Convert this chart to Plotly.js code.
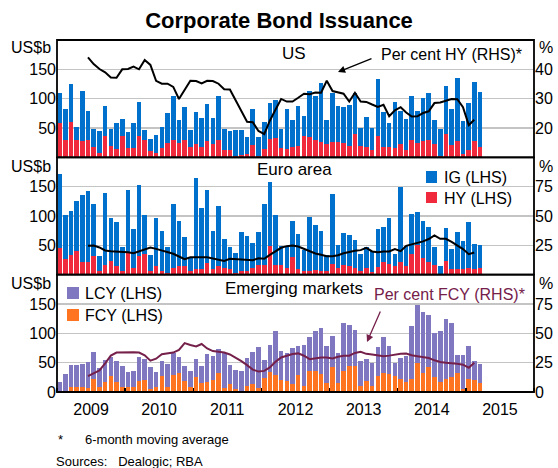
<!DOCTYPE html>
<html>
<head>
<meta charset="utf-8">
<script src="https://cdn.plot.ly/plotly-3.0.1.min.js"></script>
<style>html,body{margin:0;padding:0;background:#fff;}#chart{width:558px;height:468px;}</style>
</head>
<body>
<div id="chart"></div>
<script>
// ---------------- data (US$b, monthly Jan 2009 - Mar 2015) ----------------
const usHY = [58,30,60,30,27,30,18,8,36,19,14,37,16,16,36,29,11,7,16,25,29,25,30,18,22,18,28,23,29,13,12,2,4,6,21,2,15,31,33,16,14,18,19,36,35,30,26,22,26,26,25,19,39,19,18,12,37,18,17,16,23,12,29,25,28,29,22,3,39,21,28,6,13,27,18];
const usIG = [51,52,65,22,86,49,31,37,51,29,44,29,28,43,59,17,21,31,36,51,75,38,55,29,56,49,63,44,76,35,33,45,43,29,62,32,46,62,64,32,69,46,68,34,78,75,101,42,84,61,61,70,70,31,50,38,96,59,41,78,56,54,75,54,73,81,41,46,83,62,107,56,80,101,93];
const usHYshare = [null,null,null,null,null,44.1,41.8,40.1,39,37.2,37.1,40,40.1,40.9,40,43.2,41.5,36.1,35.1,35.1,34,29.9,33.2,36.1,36,35.2,36.1,36,35.1,33.2,33.1,29.4,25.6,22.1,22,19,17.9,22.5,26.2,29.9,29,29,30.3,31.7,31.5,32.1,32,36.1,32.6,32.1,31.7,29,32,29,28.9,28,27.2,27.9,24,26,27.1,25.3,23.9,24,25.1,25.7,28.5,28.7,29.4,29.9,29.8,27.1,21,22.8,null];

const euHY = [45,27,34,40,21,21,32,7,17,24,14,6,37,12,32,35,6,15,6,3,11,14,14,7,10,9,20,10,15,12,9,3,7,6,12,17,17,49,17,16,12,30,9,7,6,8,6,6,18,12,17,14,11,7,12,5,13,21,18,15,21,15,35,50,29,22,17,0,24,10,10,9,12,10,12];
const euIG = [127,75,75,85,115,122,88,24,123,73,75,42,107,66,120,67,27,82,69,45,110,78,50,21,154,105,125,65,102,49,38,34,66,60,42,55,104,109,85,33,37,61,60,35,92,76,69,28,120,38,54,54,48,28,36,35,65,61,78,21,129,34,68,57,62,60,30,15,56,33,62,48,78,43,39];
const euHYshare = [null,null,null,null,null,24.6,24.9,23.2,20.6,20,19.8,19.8,19.2,18.3,19.8,21.5,23.2,22,20.6,19.8,17.8,15.5,13.2,14.9,14.6,14.9,14.9,13.7,12.3,11.7,13.5,13.2,12.9,12.9,12.3,14,13.5,16.9,20,22.9,24.3,24.9,24,22,20,18,16.9,15.7,15.7,16.6,18.3,19.5,20.3,20.9,22.9,19.8,19.2,19.8,19.8,21.8,20,24.6,25.8,27.5,28.4,30.4,33.5,30.6,30.6,28,25.2,21.8,17.5,18.9,null];

const emFCY = [0,0,8,8,8,6,22,8,17,27,17,8,8,8,19,20,5,8,28,8,29,32,18,8,25,16,17,21,33,6,13,5,2,10,13,7,24,34,29,21,18,14,29,10,35,35,31,15,42,15,35,45,45,11,18,11,28,33,30,28,22,17,22,49,33,43,26,17,22,25,33,5,22,20,16];
const emLCY = [17,30,38,38,40,45,47,33,37,32,35,37,26,28,41,36,38,26,25,39,37,28,26,27,31,28,48,40,40,60,33,33,33,48,55,70,30,46,75,49,49,61,49,70,59,69,78,63,53,51,82,69,61,42,38,39,49,61,48,22,36,45,91,100,104,88,74,87,102,92,30,58,57,33,32];
const emFCYshare = [null,null,null,null,null,13.5,16,18.4,24.4,31,33.6,33.9,33.6,33.9,33.6,31.3,26.7,28.4,32.2,32.8,33.6,35.9,41.7,40,38.8,40.9,37.1,34.9,34.3,33.7,32,29.4,26.3,22.9,19.1,17.4,18,20.9,25.7,29.4,31.1,32.3,32.9,30.9,28,28.9,29.4,29.4,28.6,30,30.9,30.9,33.3,34.2,32.5,31.9,31,30.5,31,32,32.5,32.8,31.3,30.5,30,29,27,25.6,25,24.7,24,23.3,20.7,25,null];

const firstYear = 2009;
const months = [];
for (let i = 0; i < usHY.length; i++) {
  const y = firstYear + Math.floor(i / 12), m = (i % 12) + 1;
  months.push(y + '-' + (m < 10 ? '0' + m : m));
}

// ---------------- styles ----------------
const FONT = 'Liberation Sans, Arial, Helvetica, sans-serif';
const C = {ig:'#0070CD', hy:'#F02A3C', lcy:'#8077C1', fcy:'#FF7420', emLine:'#75204A', grid:'#C4C4C4'};
const W = 558, H = 468, L = 57, R = 534, T = 40, B = 392;
const px = x => (x - L) / (R - L);
const py = y => (B - y) / (B - T);

function bar(y, color, yaxis) {
  return {type:'bar', x:months, y:y, yaxis:yaxis, xperiod:'M1', xperiodalignment:'middle',
          marker:{color:color, line:{width:0}}, hoverinfo:'skip', showlegend:false};
}
function line(y, color, yaxis) {
  return {type:'scatter', mode:'lines', x:months, y:y, yaxis:yaxis, xperiod:'M1', xperiodalignment:'middle',
          line:{color:color, width:2}, connectgaps:false, hoverinfo:'skip', showlegend:false};
}

const data = [
  bar(usHY, C.hy, 'y'), bar(usIG, C.ig, 'y'),
  bar(euHY, C.hy, 'y2'), bar(euIG, C.ig, 'y2'),
  bar(emFCY, C.fcy, 'y3'), bar(emLCY, C.lcy, 'y3'),
  line(usHYshare, '#000000', 'y4'),
  line(euHYshare, '#000000', 'y5'),
  line(emFCYshare, C.emLine, 'y6')
];

const third = 1/3;
const leftAxis = (dom, vals) => ({domain:dom, range:[0,200], tickvals:vals, showgrid:true, gridcolor:C.grid, gridwidth:1.5,
  zeroline:false, showline:false, ticks:'', tickfont:{size:16, family:FONT, color:'#000'}, fixedrange:true, anchor:'x'});
const rightAxis = (ov, rng, vals) => ({overlaying:ov, side:'right', range:rng, tickvals:vals, showgrid:false,
  zeroline:false, showline:false, ticks:'', tickfont:{size:16, family:FONT, color:'#000'}, fixedrange:true, anchor:'x'});

function txt(t, x, y, opts) {
  return Object.assign({text:t, xref:'paper', yref:'paper', x:px(x), y:py(y), showarrow:false,
    xanchor:'left', yanchor:'middle', font:{size:16, family:FONT, color:'#000'}}, opts || {});
}
function arrow(tipX, tipY, tailX, tailY, color) {
  return {text:'', xref:'paper', yref:'paper', x:px(tipX), y:py(tipY), ax:tailX - tipX, ay:tailY - tipY,
    showarrow:true, arrowhead:2, arrowsize:1.1, arrowwidth:1.3, arrowcolor:color};
}
function box(x0, y0, x1, y1, color) {
  return {type:'rect', xref:'paper', yref:'paper', x0:px(x0), x1:px(x1), y0:py(y1), y1:py(y0),
    fillcolor:color, line:{width:0}};
}
function frame(y0, y1) {
  return {type:'rect', xref:'paper', yref:'paper', x0:0, x1:1, y0:y0, y1:y1, line:{color:'#000', width:1.8}, fillcolor:'rgba(0,0,0,0)'};
}

const layout = {
  width:W, height:H, margin:{l:L, r:W-R, t:T, b:H-B}, paper_bgcolor:'#fff', plot_bgcolor:'#fff',
  barmode:'stack', bargap:0.17, showlegend:false,
  font:{family:FONT, size:16, color:'#000'},
  title:{text:'<b>Corporate Bond Issuance</b>', x:0.5, xanchor:'center', y:1-20/H, yanchor:'middle',
         font:{size:22, family:FONT, color:'#000'}},
  xaxis:{type:'date', range:['2009-01-01','2016-01-01'], dtick:'M12', tick0:'2009-01-01', tickformat:'%Y',
         ticklabelmode:'period', ticks:'inside', ticklen:4, tickcolor:'#000', tickwidth:1.3, ticklabelstandoff:6,
         showgrid:false, zeroline:false, showline:false, anchor:'y3', fixedrange:true,
         tickfont:{size:16, family:FONT, color:'#000'}},
  yaxis: leftAxis([2*third, 1], [50,100,150]),
  yaxis2: leftAxis([third, 2*third], [50,100,150]),
  yaxis3: leftAxis([0, third], [0,50,100,150]),
  yaxis4: rightAxis('y', [10,50], [20,30,40]),
  yaxis5: rightAxis('y2', [0,100], [25,50,75]),
  yaxis6: rightAxis('y3', [0,100], [0,25,50,75]),
  shapes:[
    frame(2*third, 1), frame(third, 2*third), frame(0, third),
    box(426,171,437,183,C.ig), box(426,192,437,203,C.hy),
    box(67,287,79,299,C.lcy), box(67,309,79,321,C.fcy)
  ],
  annotations:[
    txt('US$b', 53, 48, {xanchor:'right'}), txt('US$b', 53, 166, {xanchor:'right'}), txt('US$b', 53, 283, {xanchor:'right'}),
    txt('%', 537, 48), txt('%', 537, 166), txt('%', 537, 283),
    txt('US', 294, 53, {xanchor:'center', font:{size:17, family:FONT, color:'#000'}}),
    txt('Euro area', 294, 170, {xanchor:'center', font:{size:17, family:FONT, color:'#000'}}),
    txt('Emerging markets', 294, 288, {xanchor:'center', font:{size:17, family:FONT, color:'#000'}}),
    txt('Per cent HY (RHS)*', 379, 54),
    arrow(338, 72, 373, 58, '#000'),
    txt('IG (LHS)', 442, 177), txt('HY (LHS)', 442, 198),
    txt('LCY (LHS)', 83, 293), txt('FCY (LHS)', 83, 315),
    txt('Per cent FCY (RHS)*', 372, 294, {font:{size:16, family:FONT, color:C.emLine}}),
    arrow(367, 342, 381, 310, C.emLine),
    txt('*', 56, 440, {font:{size:13, family:FONT, color:'#000'}}),
    txt('6-month moving average', 83, 440, {font:{size:13, family:FONT, color:'#000'}}),
    txt('Sources:&nbsp;&nbsp;&nbsp;Dealogic; RBA', 54, 461, {font:{size:13, family:FONT, color:'#000'}})
  ]
};

Plotly.newPlot('chart', data, layout, {displayModeBar:false, staticPlot:true});
</script>
</body>
</html>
+++
- The request: Provide the count, and nothing else, of lines in the data above where the word "chart" occurs.

- Answer in full: 4